As it turned out Steen didn’t have to wait long to find out, as Son Seals included his song “Last Four Nickels” on his “Living In The Danger Zone” CD on Alligator Records soon afterward.  An outpouring of new material eventually resulted in recordings by James Cotton (four songs included on Cotton’s Grammy-nominated “Living The Blues” CD), Junior Wells, Big Daddy Kinsey, Maria Muldaur, Solomon Burke (on his “Make Do With What You Got” CD, also Grammy nominated; Burke performed the song “live” on the David Letterman show), and a wealth of other outstanding blues & roots artists including Terry Evans, Jo-El Sonnier, The Cate Brothers, Michael Burks,  Sherman Robertson, James Armstrong,  Larry McCray, and perhaps most notably Coco Montoya, a distinguished alumnus of John Mayall’s Bluesbreakers and a protégé of Albert Collins. 

Steen begin a creative relationship with Montoya in 1997 which has resulted in dozens of released recordings, most recently several songs on Montoya's 2024 #1 Billboard Blues Chart release "Writing On The Wall".  Steen also appears as a guitarist on that album, as well as Coco's earlier "Suspicion" album.  Previously, in 2019, “Coming In Hot” – co-written with Montoya and son Ryland Steen - was selected as the title cut of Coco's fifth album for Alligator Records, 

During this time, and by then residing in Lincoln, Nebraska, Steen joined the house band for the world-famous blues club The Zoo Bar. "The Heartmurmurs" served countless times as the backup band for fellow Lincoln resident Magic Slim. 

The year 2015 saw the release of Eric Burdon’s ("The Animals") most recent album of original material, “’Til Your River Runs Dry”, the opening cut being a song co-written with Burdon, "Water".  

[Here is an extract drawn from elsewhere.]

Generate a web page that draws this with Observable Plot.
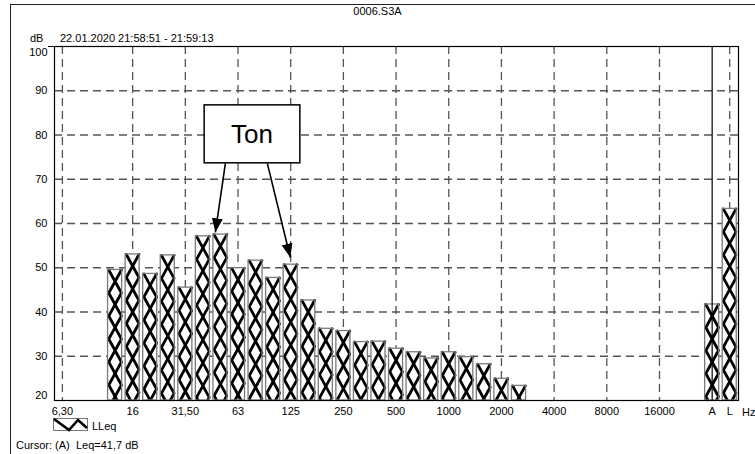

In recent years Dave Steen songs have appeared in such multi-award-winning independent films such as “Blue Collar Boys” (Coco Montoya's recording of "Beyond The Blues")"and “40 Years In The Making: The Magic Music Movie” ("Jump", as performed by Chris Daniels & The Kings). 

A solo project, “Town Full Of Secrets”, credited to “Dave Steen & Jailhouse Tattoo”, earned a 3 ½ star review from DOWNBEAT magazine. 

 In 2017, a reunion show by  HAWKS in Fort Dodge, Iowa saw the band performing for a crowd of thousands as the opening act for Huey Lewis & The News - a band, ironically, with which HAWKS had shared a taping of Dick Clark’s “American Bandstand” in 1982. 

To date, Dave Steen's songs have appeared on various BILLBOARD magazine charts 21 times, either as singles or album cuts, in a period spanning five decades beginning in the 1980's.